Task prompt:
In the listing below, locate the lines that hold "seaborn" and copy them.

Rows from a dataset:
###

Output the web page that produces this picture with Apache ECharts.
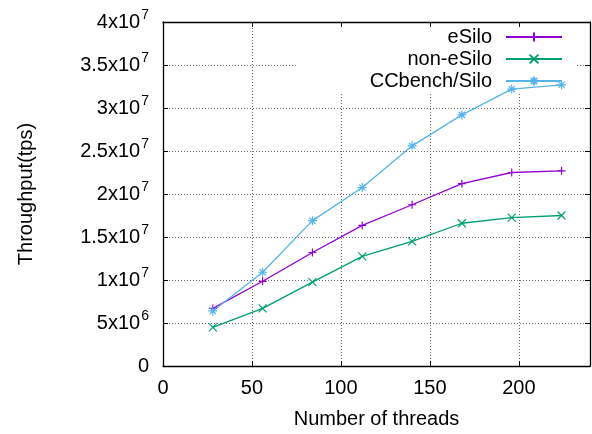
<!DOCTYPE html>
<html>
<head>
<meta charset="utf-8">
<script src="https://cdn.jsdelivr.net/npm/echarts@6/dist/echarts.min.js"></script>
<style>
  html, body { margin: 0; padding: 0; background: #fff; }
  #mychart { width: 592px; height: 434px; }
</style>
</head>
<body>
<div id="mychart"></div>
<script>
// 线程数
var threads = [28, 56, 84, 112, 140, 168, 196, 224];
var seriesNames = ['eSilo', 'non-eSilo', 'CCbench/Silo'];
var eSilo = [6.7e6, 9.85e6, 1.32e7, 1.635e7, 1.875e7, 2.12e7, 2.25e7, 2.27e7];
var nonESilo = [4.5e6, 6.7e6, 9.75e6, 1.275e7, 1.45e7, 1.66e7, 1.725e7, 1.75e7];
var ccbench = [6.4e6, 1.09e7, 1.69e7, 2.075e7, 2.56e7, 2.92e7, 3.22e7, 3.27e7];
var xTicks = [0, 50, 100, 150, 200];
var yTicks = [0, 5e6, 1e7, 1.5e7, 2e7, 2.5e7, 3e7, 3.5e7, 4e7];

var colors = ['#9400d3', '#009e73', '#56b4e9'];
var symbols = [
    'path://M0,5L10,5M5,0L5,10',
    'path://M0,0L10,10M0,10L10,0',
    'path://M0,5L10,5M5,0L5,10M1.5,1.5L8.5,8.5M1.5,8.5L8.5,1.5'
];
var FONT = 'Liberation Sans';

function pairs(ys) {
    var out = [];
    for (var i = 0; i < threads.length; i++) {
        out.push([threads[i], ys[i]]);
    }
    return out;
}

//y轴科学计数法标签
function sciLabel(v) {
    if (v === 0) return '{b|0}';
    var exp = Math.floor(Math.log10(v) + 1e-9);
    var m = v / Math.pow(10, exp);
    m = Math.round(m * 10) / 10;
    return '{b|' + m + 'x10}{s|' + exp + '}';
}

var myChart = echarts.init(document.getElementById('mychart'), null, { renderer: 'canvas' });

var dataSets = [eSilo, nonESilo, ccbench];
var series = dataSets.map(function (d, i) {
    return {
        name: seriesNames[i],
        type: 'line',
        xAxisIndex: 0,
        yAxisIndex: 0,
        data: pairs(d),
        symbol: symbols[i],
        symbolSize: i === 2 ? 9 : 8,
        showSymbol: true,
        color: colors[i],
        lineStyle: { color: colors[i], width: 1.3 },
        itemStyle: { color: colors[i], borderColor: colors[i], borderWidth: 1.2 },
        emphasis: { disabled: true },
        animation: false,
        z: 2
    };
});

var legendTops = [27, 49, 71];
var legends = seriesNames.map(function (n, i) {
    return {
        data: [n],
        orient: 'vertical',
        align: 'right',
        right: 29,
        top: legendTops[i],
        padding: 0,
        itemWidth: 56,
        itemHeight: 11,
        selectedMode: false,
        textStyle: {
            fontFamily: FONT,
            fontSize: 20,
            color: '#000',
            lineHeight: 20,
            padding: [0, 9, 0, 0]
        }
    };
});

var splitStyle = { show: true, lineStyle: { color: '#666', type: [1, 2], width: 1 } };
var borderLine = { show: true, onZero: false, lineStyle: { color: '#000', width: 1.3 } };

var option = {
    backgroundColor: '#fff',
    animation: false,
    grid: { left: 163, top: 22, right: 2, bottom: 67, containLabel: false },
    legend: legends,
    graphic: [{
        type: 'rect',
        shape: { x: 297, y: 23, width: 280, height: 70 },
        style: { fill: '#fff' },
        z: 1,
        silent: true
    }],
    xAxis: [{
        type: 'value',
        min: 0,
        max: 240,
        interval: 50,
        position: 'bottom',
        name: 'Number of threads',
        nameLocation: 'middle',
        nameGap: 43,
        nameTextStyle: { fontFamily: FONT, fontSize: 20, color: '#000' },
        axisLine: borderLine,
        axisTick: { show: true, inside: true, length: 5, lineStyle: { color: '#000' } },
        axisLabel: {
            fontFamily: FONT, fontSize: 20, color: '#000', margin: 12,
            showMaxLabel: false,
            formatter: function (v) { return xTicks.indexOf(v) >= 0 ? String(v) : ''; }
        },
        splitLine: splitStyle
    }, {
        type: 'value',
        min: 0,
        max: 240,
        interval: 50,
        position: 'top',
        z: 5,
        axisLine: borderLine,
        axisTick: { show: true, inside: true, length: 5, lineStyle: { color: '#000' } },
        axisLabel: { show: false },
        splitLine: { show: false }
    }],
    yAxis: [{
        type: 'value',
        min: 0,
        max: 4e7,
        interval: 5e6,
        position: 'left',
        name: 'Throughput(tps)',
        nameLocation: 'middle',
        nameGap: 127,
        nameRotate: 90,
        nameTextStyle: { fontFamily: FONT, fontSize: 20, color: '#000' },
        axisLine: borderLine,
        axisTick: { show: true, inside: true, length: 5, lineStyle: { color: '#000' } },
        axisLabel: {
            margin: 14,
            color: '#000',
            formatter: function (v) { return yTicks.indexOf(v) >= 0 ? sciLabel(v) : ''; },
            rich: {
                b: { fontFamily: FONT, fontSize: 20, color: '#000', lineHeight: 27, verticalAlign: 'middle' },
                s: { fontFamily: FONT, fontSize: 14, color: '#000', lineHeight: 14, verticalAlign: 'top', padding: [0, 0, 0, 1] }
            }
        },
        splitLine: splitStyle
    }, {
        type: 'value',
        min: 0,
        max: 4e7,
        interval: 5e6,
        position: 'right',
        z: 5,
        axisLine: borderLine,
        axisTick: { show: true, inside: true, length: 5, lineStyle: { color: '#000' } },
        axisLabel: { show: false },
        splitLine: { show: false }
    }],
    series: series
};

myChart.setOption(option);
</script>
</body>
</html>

###

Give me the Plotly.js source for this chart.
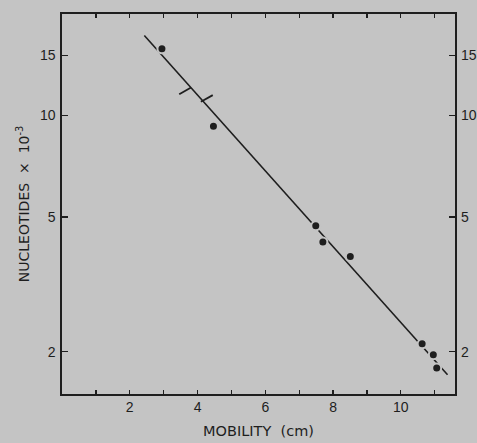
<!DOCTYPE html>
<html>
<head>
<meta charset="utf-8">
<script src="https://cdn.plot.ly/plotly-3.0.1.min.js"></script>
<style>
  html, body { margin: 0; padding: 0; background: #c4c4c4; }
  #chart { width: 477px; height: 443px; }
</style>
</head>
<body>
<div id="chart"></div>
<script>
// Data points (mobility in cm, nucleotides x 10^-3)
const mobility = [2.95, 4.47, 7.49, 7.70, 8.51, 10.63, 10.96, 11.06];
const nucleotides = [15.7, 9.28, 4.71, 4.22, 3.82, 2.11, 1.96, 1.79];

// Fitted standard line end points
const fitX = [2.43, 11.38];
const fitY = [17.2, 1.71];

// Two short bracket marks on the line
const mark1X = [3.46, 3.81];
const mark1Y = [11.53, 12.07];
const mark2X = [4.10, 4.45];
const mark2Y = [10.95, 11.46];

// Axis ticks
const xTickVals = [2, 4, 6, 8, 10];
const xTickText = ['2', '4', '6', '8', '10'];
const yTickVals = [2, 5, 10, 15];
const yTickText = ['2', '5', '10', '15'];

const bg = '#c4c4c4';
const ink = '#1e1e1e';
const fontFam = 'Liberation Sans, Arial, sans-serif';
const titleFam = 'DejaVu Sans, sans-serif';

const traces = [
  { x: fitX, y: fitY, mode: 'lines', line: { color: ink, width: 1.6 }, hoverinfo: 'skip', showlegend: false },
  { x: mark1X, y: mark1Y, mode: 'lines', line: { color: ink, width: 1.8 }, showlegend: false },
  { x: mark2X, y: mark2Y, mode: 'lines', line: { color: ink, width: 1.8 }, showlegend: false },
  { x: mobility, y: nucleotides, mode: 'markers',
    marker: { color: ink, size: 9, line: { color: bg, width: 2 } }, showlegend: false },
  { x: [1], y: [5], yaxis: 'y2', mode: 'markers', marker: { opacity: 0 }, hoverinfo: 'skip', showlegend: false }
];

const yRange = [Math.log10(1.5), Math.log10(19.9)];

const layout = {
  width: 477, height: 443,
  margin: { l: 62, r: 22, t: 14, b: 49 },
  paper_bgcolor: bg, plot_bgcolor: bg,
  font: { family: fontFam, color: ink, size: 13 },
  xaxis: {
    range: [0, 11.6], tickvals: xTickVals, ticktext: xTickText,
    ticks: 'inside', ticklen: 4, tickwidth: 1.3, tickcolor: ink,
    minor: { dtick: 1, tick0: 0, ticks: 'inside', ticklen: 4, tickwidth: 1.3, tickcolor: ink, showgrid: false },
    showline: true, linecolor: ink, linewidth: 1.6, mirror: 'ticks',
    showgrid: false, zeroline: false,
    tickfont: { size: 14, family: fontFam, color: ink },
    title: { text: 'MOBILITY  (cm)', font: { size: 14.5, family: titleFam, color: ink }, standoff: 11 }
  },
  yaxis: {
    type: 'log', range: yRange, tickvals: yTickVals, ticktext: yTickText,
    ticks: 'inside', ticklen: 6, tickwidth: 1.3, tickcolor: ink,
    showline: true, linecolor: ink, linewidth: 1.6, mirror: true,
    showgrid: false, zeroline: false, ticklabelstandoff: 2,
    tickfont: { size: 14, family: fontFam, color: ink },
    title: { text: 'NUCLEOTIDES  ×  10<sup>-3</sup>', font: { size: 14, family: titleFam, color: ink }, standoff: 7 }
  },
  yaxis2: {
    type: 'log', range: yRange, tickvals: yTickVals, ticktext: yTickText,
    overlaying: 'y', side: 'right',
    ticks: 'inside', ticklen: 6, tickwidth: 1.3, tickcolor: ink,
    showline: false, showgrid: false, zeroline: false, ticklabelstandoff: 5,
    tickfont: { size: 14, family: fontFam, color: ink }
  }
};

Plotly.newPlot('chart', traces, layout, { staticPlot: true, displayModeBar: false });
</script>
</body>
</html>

###

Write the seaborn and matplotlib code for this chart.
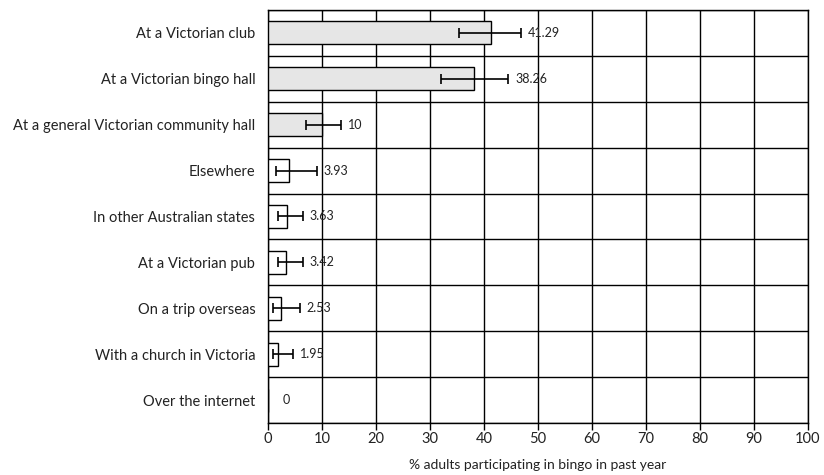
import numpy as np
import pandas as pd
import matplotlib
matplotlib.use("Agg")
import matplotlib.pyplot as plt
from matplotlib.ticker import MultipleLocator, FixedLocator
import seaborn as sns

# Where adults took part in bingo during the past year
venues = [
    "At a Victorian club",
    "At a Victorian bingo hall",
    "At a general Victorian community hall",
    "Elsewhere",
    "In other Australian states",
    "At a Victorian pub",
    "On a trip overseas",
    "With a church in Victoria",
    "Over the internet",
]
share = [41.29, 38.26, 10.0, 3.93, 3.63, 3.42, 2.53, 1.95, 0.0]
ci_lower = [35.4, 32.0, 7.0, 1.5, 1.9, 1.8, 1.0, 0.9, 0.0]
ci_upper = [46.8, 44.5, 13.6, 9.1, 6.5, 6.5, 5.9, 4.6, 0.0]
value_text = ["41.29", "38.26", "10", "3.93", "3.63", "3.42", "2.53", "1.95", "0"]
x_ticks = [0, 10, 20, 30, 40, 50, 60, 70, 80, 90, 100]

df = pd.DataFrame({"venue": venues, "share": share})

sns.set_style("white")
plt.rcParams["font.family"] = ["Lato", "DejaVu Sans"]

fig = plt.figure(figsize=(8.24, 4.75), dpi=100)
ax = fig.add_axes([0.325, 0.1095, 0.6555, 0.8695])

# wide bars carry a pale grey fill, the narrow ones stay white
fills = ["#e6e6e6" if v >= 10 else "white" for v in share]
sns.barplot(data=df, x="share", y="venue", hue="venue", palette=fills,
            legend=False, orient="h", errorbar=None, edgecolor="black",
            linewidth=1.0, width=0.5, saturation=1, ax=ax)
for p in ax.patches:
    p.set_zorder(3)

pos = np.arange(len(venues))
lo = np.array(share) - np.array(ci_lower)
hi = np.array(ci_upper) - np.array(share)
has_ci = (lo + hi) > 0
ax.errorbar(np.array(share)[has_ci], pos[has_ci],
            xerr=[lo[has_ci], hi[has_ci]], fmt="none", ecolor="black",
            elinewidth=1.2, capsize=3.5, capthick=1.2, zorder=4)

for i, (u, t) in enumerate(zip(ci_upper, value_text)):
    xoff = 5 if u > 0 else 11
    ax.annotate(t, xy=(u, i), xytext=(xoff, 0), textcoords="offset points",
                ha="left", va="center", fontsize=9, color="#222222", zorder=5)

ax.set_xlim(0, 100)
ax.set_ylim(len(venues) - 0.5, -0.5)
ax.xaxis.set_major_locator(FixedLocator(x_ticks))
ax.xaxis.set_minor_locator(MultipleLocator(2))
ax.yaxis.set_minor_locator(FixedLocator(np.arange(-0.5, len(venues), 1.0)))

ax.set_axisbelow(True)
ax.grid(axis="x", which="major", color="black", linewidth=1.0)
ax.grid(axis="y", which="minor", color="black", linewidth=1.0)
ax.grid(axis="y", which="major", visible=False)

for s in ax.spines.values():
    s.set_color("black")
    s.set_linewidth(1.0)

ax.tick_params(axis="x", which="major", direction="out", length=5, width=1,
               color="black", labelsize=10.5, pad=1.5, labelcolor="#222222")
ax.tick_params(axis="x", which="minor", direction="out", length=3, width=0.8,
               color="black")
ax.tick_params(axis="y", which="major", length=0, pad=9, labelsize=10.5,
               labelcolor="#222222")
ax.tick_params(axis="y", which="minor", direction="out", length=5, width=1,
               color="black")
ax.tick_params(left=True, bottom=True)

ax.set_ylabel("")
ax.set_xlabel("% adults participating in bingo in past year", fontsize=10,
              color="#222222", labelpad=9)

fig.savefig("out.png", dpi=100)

###

Result below:
Write the seaborn and matplotlib code for this chart.
import seaborn as sns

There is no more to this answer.